At the beginning, this article was not a “war” but more a review of the suse installation. Then I ‘ve read all your comments and adapt the content (between Sat and today).
I’ve add:
– my test configuration
– reference to live eval cd which can help a lot of people to try linux with no risk
– reference to my background
– A user said that he doesnt see any reasons to switch to Linux and still prefer Windows. That’s why I try to explain why you may give Linux a try.
I really prefer Linux now even if windows usability is sometimes better.
Thanks for reading
cedric
For those interested XD2 was release for SUSE a few days ago.
Just once I would like to see a review/article about SUSE without the usual trolling by people who cant bear to see a good word written about a distro that is not their percieved holy grail.(r u listening Blixel?) Their posts always start with something like “Suse didnt work for me”, “Suse has bugs”, “Yast is slow”, ” Didnt like the interface?/default theme” and end up with something like “I use Mandrake and its really good”. About half a dozen posts here so far and all from Mandrakers, none from users of other distros. Please, go to http://www.pclinuxonline.com and sing Mandrakes praises at the top of your voice, thats what its there for. And for those who see the yast licence as their ticket for a free troll, I’ll explain it simply for the simple, NO ONE CAN SELL YAST WITHOUT AUTHORIZATION FROM SUSE. You can give it away but you cant charge money for it. SUSE is a commercial entity and made this decision to survive in the commercial world. The result? SUSE is going from strength to strength while others are dying. Dont agree with this?, DONT USE IT. However, if you value stability and a professional, polished product, SUSE awaits you.
I have tried SUSE 9 Professional and I must say that after using it for about 3 weeks I have mixed feelings.

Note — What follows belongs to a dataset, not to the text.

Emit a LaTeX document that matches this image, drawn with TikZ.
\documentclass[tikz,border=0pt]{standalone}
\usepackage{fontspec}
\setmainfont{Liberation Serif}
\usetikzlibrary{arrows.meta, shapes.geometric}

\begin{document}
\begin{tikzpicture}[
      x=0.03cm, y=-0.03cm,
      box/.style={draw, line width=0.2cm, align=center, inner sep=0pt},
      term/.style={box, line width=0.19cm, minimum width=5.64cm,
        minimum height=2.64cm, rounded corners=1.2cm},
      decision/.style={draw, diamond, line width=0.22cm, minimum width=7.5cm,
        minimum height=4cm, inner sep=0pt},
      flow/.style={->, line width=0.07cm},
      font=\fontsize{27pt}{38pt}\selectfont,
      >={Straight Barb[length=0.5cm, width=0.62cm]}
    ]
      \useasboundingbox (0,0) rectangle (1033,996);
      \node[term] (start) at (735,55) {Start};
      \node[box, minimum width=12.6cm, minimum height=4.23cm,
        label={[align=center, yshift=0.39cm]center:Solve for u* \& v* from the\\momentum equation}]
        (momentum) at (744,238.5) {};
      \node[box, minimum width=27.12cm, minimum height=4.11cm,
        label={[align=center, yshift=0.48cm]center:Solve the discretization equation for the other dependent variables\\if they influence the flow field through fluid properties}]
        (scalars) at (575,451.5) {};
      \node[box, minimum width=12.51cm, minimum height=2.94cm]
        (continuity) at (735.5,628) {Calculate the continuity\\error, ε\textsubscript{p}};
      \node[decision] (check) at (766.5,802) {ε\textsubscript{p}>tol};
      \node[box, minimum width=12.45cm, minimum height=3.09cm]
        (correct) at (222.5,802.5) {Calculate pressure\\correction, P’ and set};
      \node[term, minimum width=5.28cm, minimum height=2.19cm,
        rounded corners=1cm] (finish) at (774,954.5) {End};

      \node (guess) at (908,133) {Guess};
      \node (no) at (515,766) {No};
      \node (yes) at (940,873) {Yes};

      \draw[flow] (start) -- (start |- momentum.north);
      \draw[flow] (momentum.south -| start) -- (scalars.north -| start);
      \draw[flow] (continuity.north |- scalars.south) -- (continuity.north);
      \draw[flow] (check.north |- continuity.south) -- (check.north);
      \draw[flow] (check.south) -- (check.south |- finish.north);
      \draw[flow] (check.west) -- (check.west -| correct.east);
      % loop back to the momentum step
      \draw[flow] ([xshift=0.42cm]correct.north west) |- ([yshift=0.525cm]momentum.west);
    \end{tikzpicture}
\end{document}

First, it would not install on my PC (Supermicro P6DBE mob with 2*PII 400MHz). The only way I could install it was to remove the hard drives from my intended PC and place them in another PC on which I could perform the installation. On completion of the installation, replace the hard drives back into their original PC. It would not even install on my Dell Latitude CPi laptop. In both cases, the installation would hang at the welcome screen.
I have installed Red Hat on both machines without any problems. I spent about a week playing with various BIOS settings but to no avail – the install would always hang after displaying the welcome screen.

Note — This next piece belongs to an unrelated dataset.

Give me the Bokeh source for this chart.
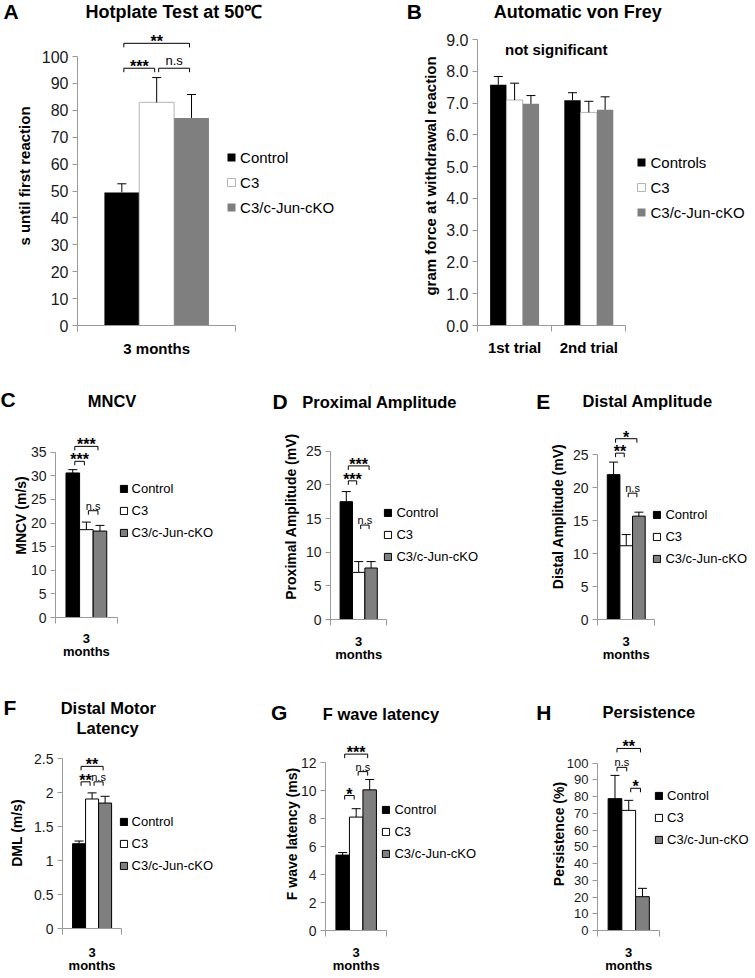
from bokeh.plotting import figure
from bokeh.models import (Range1d, FixedTicker, Legend, LegendItem, Whisker, TeeHead,
                          ColumnDataSource, Label, NumeralTickFormatter, LinearAxis)
from bokeh.layouts import column, row
from bokeh.embed import file_html
from bokeh.resources import INLINE

FONT = "Liberation Sans"

# ---------------- data ----------------
GROUPS = ["Control", "C3", "C3/c-Jun-cKO"]
GROUPS_VF = ["Controls", "C3", "C3/c-Jun-cKO"]

HOT_CATS = ["3 months"]
HOT_MEAN = [49.5, 83.0, 77.2]
HOT_ERR = [3.2, 9.2, 8.7]
HOT_SIG = [("***", 0, 1), ("n.s", 1, 2), ("**", 0, 2)]
HOT_TICKS = [0, 10, 20, 30, 40, 50, 60, 70, 80, 90, 100]

VF_CATS = ["1st trial", "2nd trial"]
VF_CONTROLS = [7.58, 7.09]
VF_C3 = [7.10, 6.71]
VF_CKO = [6.98, 6.79]
VF_CONTROLS_ERR = [0.26, 0.24]
VF_C3_ERR = [0.53, 0.35]
VF_CKO_ERR = [0.26, 0.41]
VF_TICKS = [0, 1, 2, 3, 4, 5, 6, 7, 8, 9]

MONTH_CATS = ["3\nmonths"]

MNCV_MEAN = [30.6, 18.6, 18.3]
MNCV_ERR = [0.7, 1.6, 1.2]
MNCV_SIG = [("***", 0, 2), ("***", 0, 1), ("n.s", 1, 2)]
MNCV_TICKS = [0, 5, 10, 15, 20, 25, 30, 35]

PROX_MEAN = [17.5, 7.0, 7.65]
PROX_ERR = [1.5, 1.6, 0.95]
PROX_SIG = [("***", 0, 2), ("***", 0, 1), ("n.s", 1, 2)]
PROX_TICKS = [0, 5, 10, 15, 20, 25]

DIST_MEAN = [22.0, 11.2, 15.7]
DIST_ERR = [1.9, 1.7, 0.6]
DIST_SIG = [("*", 0, 2), ("**", 0, 1), ("n.s", 1, 2)]
DIST_TICKS = [0, 5, 10, 15, 20, 25]

DML_MEAN = [1.25, 1.91, 1.85]
DML_ERR = [0.04, 0.09, 0.10]
DML_SIG = [("**", 0, 2), ("**", 0, 1), ("n.s", 1, 2)]
DML_TICKS = [0, 0.5, 1, 1.5, 2, 2.5]

FW_MEAN = [5.4, 8.12, 10.07]
FW_ERR = [0.18, 0.6, 0.74]
FW_SIG = [("***", 0, 2), ("n.s", 1, 2), ("*", 0, 1)]
FW_TICKS = [0, 2, 4, 6, 8, 10, 12]

PERS_MEAN = [78.8, 71.8, 20.2]
PERS_ERR = [13.9, 6.0, 5.0]
PERS_SIG = [("**", 0, 2), ("n.s", 0, 1), ("*", 1, 2)]
PERS_TICKS = [0, 10, 20, 30, 40, 50, 60, 70, 80, 90, 100]

# ---------------- styles / geometry (reference pixels) ----------------
FILL = ["#000000", "#ffffff", "#7f7f7f"]
AXIS_COLOR = "#9a9a9a"
BAR_W = 0.22
MID = 0.3465  # text box middle above the baseline, in em

KX = 750 / 753
KY = 976 / 980


def lx(x):
    return x * KX


def ly(y):
    return y * KY


# row: (top, header bottom, row bottom) in reference pixels
ROWS = [(0, 26, 372), (372, 415, 678), (678, 740, 980)]
TOTAL_W_REF = 753

STY_BIG = dict(lines=[None, "#b5b5b5", None], tick_fs="16px", ylab_fs="15px", xlab_fs="15px",
               leg_fs="15px", sw=10, leg_lh=20, leg_sp=5, cap=9, title_fs=18,
               ast_fs=16, ns_fs=13, ast_up=2.0, ns_up=8.2, xlab_lh=1.15)
STY_SMALL = dict(lines=["#000000"] * 3, tick_fs="14px", ylab_fs="14px", xlab_fs="13px",
                 leg_fs="13px", sw=9, leg_lh=17, leg_sp=5, cap=9, title_fs=16.5,
                 ast_fs=16, ns_fs=11, ast_up=1.5, ns_up=5.1, xlab_lh=0.9)

GEO = {
    "A": dict(row=0, fx=(0, 379), ax_l=77, ax_r=236, y0=326, ytop=56,
              leg_x=227, leg_y0=158, sig_y=[68, 68, 43], ylab_so=6, xlab_so=8,
              letter=(3, 18), titles=[("Hotplate Test at 50\u2103", 174, 17.5)]),
    "B": dict(row=0, fx=(379, 753), ax_l=479, ax_r=628, y0=326, ytop=39,
              leg_x=639, leg_y0=163, sig_y=[], ylab_so=4, xlab_so=7,
              letter=(408, 18), titles=[("Automatic von Frey", 579.5, 17.5)]),
    "C": dict(row=1, fx=(0, 252), ax_l=55, ax_r=117, y0=619.3, ytop=453.3,
              leg_x=119, leg_y0=490, sig_y=[447.7, 462.7, 512.3], ylab_so=-1, xlab_so=7,
              letter=(0, 408.3), titles=[("MNCV", 112, 408.3)]),
    "D": dict(row=1, fx=(252, 502), ax_l=331.7, ax_r=388.3, y0=621.7, ytop=452.7,
              leg_x=385, leg_y0=515, sig_y=[467.3, 482.3, 526.7], ylab_so=4, xlab_so=8,
              letter=(273, 410), titles=[("Proximal Amplitude", 380.7, 408.5)]),
    "E": dict(row=1, fx=(502, 753), ax_l=599, ax_r=656.7, y0=621.3, ytop=456,
              leg_x=655, leg_y0=516.7, sig_y=[440, 454.5, 494.7], ylab_so=4, xlab_so=8,
              letter=(538, 410), titles=[("Distal Amplitude", 649.7, 408.3)]),
    "F": dict(row=2, fx=(0, 252), ax_l=62.3, ax_r=121.7, y0=934, ytop=762,
              leg_x=119, leg_y0=827.3, sig_y=[769.3, 785, 785], ylab_so=6, xlab_so=10,
              letter=(3, 716.7), titles=[("Distal Motor", 108.3, 716.5), ("Latency", 107.5, 736)]),
    "G": dict(row=2, fx=(252, 502), ax_l=326.7, ax_r=388.3, y0=934, ytop=765.7,
              leg_x=383, leg_y0=813.3, sig_y=[756.7, 774.3, 798.3], ylab_so=-2, xlab_so=8,
              letter=(271.7, 721.7), titles=[("F wave latency", 382, 721.7)]),
    "H": dict(row=2, fx=(502, 753), ax_l=599, ax_r=661.7, y0=934, ytop=766,
              leg_x=656.7, leg_y0=798.3, sig_y=[751, 770, 791], ylab_so=-3, xlab_so=8,
              letter=(538, 722), titles=[("Persistence", 651, 720)]),
}


def text_label(x, y, txt, fs, style="bold", align="center"):
    return Label(x=x, y=y, text=txt, text_align=align, text_baseline="middle",
                 text_font=FONT, text_font_size=f"{fs}px", text_font_style=style,
                 text_color="black")


def header(ri, keys, styles):
    r0, r1, _ = ROWS[ri]
    top = round(ly(r0))
    hh = round(ly(r1)) - top
    W = round(lx(TOTAL_W_REF))
    h = figure(width=W, height=hh, x_range=Range1d(0, W), y_range=Range1d(0, hh),
               output_backend="svg", toolbar_location=None, x_axis_type=None,
               y_axis_type=None, min_border_left=0, min_border_right=0,
               min_border_top=0, min_border_bottom=0)
    h.outline_line_color = None
    h.frame_align = False

    def hy(yr):
        return hh - (ly(yr) - top)

    for key, sty in zip(keys, styles):
        geo = GEO[key]
        lxr, lyr = geo["letter"]
        h.add_layout(text_label(lx(lxr), hy(lyr - MID * 21), key, 21, align="left"))
        for txt, cx, by_ in geo["titles"]:
            h.add_layout(text_label(lx(cx), hy(by_ - MID * sty["title_fs"]), txt,
                                    sty["title_fs"]))
    return h


def build(key, sty, cats, means, errs, groups, sig, ylabel, yticks, yfmt=None,
          tick_fs=None, extra=None):
    geo = GEO[key]
    _, r1, r2 = ROWS[geo["row"]]
    left = round(lx(geo["fx"][0]))
    W = round(lx(geo["fx"][1])) - left
    ctop = round(ly(r1))
    CH = round(ly(r2)) - ctop

    fl = round(lx(geo["ax_l"])) - left
    fb = round(ly(geo["y0"])) - ctop
    ncat = len(cats)
    ppx = (lx(geo["ax_r"]) - lx(geo["ax_l"])) / ncat
    ymax = yticks[-1]
    ppu = (ly(geo["y0"]) - ly(geo["ytop"])) / ymax

    p = figure(width=W, height=CH, x_range=Range1d(0, (W - fl) / ppx),
               y_range=Range1d(0, fb / ppu), output_backend="svg",
               toolbar_location=None, x_axis_type=None, y_axis_type=None,
               min_border_left=fl, min_border_right=0, min_border_top=0,
               min_border_bottom=CH - fb)
    p.outline_line_color = None
    p.background_fill_color = "white"
    p.border_fill_color = "white"
    p.frame_align = False

    def dx(xr):
        return (lx(xr) - left - fl) / ppx

    def dy(yr):
        return (fb - (ly(yr) - ctop)) / ppu

    renderers = []
    base, lower, upper = [], [], []
    for gi in range(len(groups)):
        xs = [ci + 0.5 + (gi - 1) * BAR_W for ci in range(ncat)]
        r = p.vbar(x=xs, top=means[gi], bottom=0, width=BAR_W, fill_color=FILL[gi],
                   line_color=sty["lines"][gi], line_width=1)
        renderers.append(r)
        for ci in range(ncat):
            base.append(xs[ci])
            lower.append(means[gi][ci])
            upper.append(means[gi][ci] + errs[gi][ci])
    wsrc = ColumnDataSource(dict(base=base, lower=lower, upper=upper))
    p.add_layout(Whisker(source=wsrc, base="base", lower="lower", upper="upper",
                         dimension="height", line_color="black", line_width=1,
                         upper_head=TeeHead(size=sty["cap"], line_color="black", line_width=1),
                         lower_head=None, level="annotation"))

    bx, by = [], []
    for (txt, i, j), yb_ref in zip(sig, geo["sig_y"]):
        ci = 0.5 + (i - 1) * BAR_W
        cj = 0.5 + (j - 1) * BAR_W
        x0 = ci + 2 / ppx
        x1 = cj - 2 / ppx
        yb = dy(yb_ref)
        yl = yb - 4 / ppu
        bx.append([x0, x0, x1, x1])
        by.append([yl, yb, yb, yl])
        if txt == "n.s":
            p.add_layout(text_label((x0 + x1) / 2, dy(yb_ref - sty["ns_up"]), txt,
                                    sty["ns_fs"], style="normal"))
        else:
            p.add_layout(text_label((x0 + x1) / 2, dy(yb_ref - sty["ast_up"]), txt,
                                    sty["ast_fs"]))
    if bx:
        p.multi_line(bx, by, line_color="black", line_width=1)

    if extra:
        for txt, cx, by_, fs in extra:
            p.add_layout(text_label(dx(cx), dy(by_ - MID * fs), txt, fs))

    ya = LinearAxis(bounds=(0, ymax), ticker=FixedTicker(ticks=yticks, minor_ticks=[]),
                    axis_label=ylabel)
    if yfmt:
        ya.formatter = NumeralTickFormatter(format=yfmt)
    ya.axis_line_color = AXIS_COLOR
    ya.major_tick_line_color = AXIS_COLOR
    ya.minor_tick_line_color = None
    ya.major_tick_out = 5
    ya.major_tick_in = 0
    ya.major_label_standoff = 4
    ya.major_label_text_font = FONT
    ya.major_label_text_font_size = tick_fs or sty["tick_fs"]
    ya.major_label_text_color = "#1a1a1a"
    ya.axis_label_text_font = FONT
    ya.axis_label_text_font_size = sty["ylab_fs"]
    ya.axis_label_text_font_style = "bold"
    ya.axis_label_text_color = "black"
    ya.axis_label_standoff = geo["ylab_so"]
    p.add_layout(ya, "left")

    xa = LinearAxis(bounds=(0, ncat),
                    ticker=FixedTicker(ticks=[c + 0.5 for c in range(ncat)],
                                       minor_ticks=list(range(ncat + 1))),
                    major_label_overrides={c + 0.5: cats[c] for c in range(ncat)})
    xa.axis_line_color = AXIS_COLOR
    xa.major_tick_line_color = None
    xa.major_tick_out = 0
    xa.major_tick_in = 0
    xa.minor_tick_line_color = AXIS_COLOR
    xa.minor_tick_out = 6
    xa.minor_tick_in = 0
    xa.major_label_standoff = geo["xlab_so"]
    xa.major_label_text_font = FONT
    xa.major_label_text_font_size = sty["xlab_fs"]
    xa.major_label_text_font_style = "bold"
    xa.major_label_text_color = "black"
    xa.major_label_text_line_height = sty["xlab_lh"]
    p.add_layout(xa, "below")

    lh, sp = sty["leg_lh"], sty["leg_sp"]
    vx = lx(geo["leg_x"]) - left - fl
    top_px = ly(geo["leg_y0"]) - ctop - lh / 2
    total = len(groups) * lh + (len(groups) - 1) * sp
    vy = fb - (top_px + total)
    legend = Legend(items=[LegendItem(label=g, renderers=[r]) for g, r in zip(groups, renderers)],
                    location=(vx, vy), orientation="vertical",
                    glyph_width=sty["sw"], glyph_height=sty["sw"], label_height=lh,
                    spacing=sp, padding=0, margin=0, label_standoff=4,
                    border_line_color=None, background_fill_alpha=0,
                    label_text_font=FONT, label_text_font_size=sty["leg_fs"],
                    label_text_color="black")
    p.add_layout(legend)
    return p


def per_group(vals):
    return [[v] for v in vals]


pA = build("A", STY_BIG, HOT_CATS, per_group(HOT_MEAN), per_group(HOT_ERR), GROUPS, HOT_SIG,
           "s until first reaction", HOT_TICKS)
pB = build("B", STY_BIG, VF_CATS, [VF_CONTROLS, VF_C3, VF_CKO],
           [VF_CONTROLS_ERR, VF_C3_ERR, VF_CKO_ERR], GROUPS_VF, [],
           "gram force at withdrawal reaction", VF_TICKS, yfmt="0.0",
           extra=[("not significant", 558, 54.3, 15)])
pC = build("C", STY_SMALL, MONTH_CATS, per_group(MNCV_MEAN), per_group(MNCV_ERR), GROUPS,
           MNCV_SIG, "MNCV (m/s)", MNCV_TICKS)
pD = build("D", STY_SMALL, MONTH_CATS, per_group(PROX_MEAN), per_group(PROX_ERR), GROUPS,
           PROX_SIG, "Proximal Amplitude (mV)", PROX_TICKS)
pE = build("E", STY_SMALL, MONTH_CATS, per_group(DIST_MEAN), per_group(DIST_ERR), GROUPS,
           DIST_SIG, "Distal Amplitude (mV)", DIST_TICKS)
pF = build("F", STY_SMALL, MONTH_CATS, per_group(DML_MEAN), per_group(DML_ERR), GROUPS,
           DML_SIG, "DML (m/s)", DML_TICKS, yfmt="0.[0]")
pG = build("G", STY_SMALL, MONTH_CATS, per_group(FW_MEAN), per_group(FW_ERR), GROUPS,
           FW_SIG, "F wave latency (ms)", FW_TICKS)
pH = build("H", STY_SMALL, MONTH_CATS, per_group(PERS_MEAN), per_group(PERS_ERR), GROUPS,
           PERS_SIG, "Persistence (%)", PERS_TICKS, tick_fs="13px")

h1 = header(0, ["A", "B"], [STY_BIG, STY_BIG])
h2 = header(1, ["C", "D", "E"], [STY_SMALL] * 3)
h3 = header(2, ["F", "G", "H"], [STY_SMALL] * 3)

layout = column(h1, row(pA, pB, spacing=0), h2, row(pC, pD, pE, spacing=0),
                h3, row(pF, pG, pH, spacing=0), spacing=0)

with open("out.html", "w") as f:
    f.write(file_html(layout, INLINE))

Secondly, the install program does not accept input from my USB keyboard and mouse. It detects it, but pressing any key has no effect. The only way to get it working, is to plug in a PS2 keyboard and mouse. Once installed SUSE has no problems working with USB keyboard nor mouse.
As a desktop system, I feel that SUSE has a lot to offer and I suspect that it’s better than Red Hat 9. It has by default all the little things that Red Hat lacks e.g. all important plugins, java, proper Adobe PDF reader and not the inadequate one that Red Hat is suppling. One can get these things for Red Hat as well but I feel that they should come with the system as standard.
Having said that I still have few niggly problems:
* every time I login all the icons seem to be scattered on the screen and I have to manually arrange them so that they line up. My Red Hat system seem to remember the position of icons without any problems.
* I can not get fonts to display properly. My two systems, Red Hat 9 and SUSE 9, both run KDE at the same resolution 1600×1200. In the KDE control centre I set the fonts to Sans 10 for my Desktop on both systems. Red Hat looks OK but I am convinced that the desktop on SUSE does not display fonts properly. They look much bigger than the same fonts on Red Hat (here I am talking about Taskbar, Window titles and Menu items). They just look big and ugly.
So for the time being I will be sticking with Red Hat for a bit longer.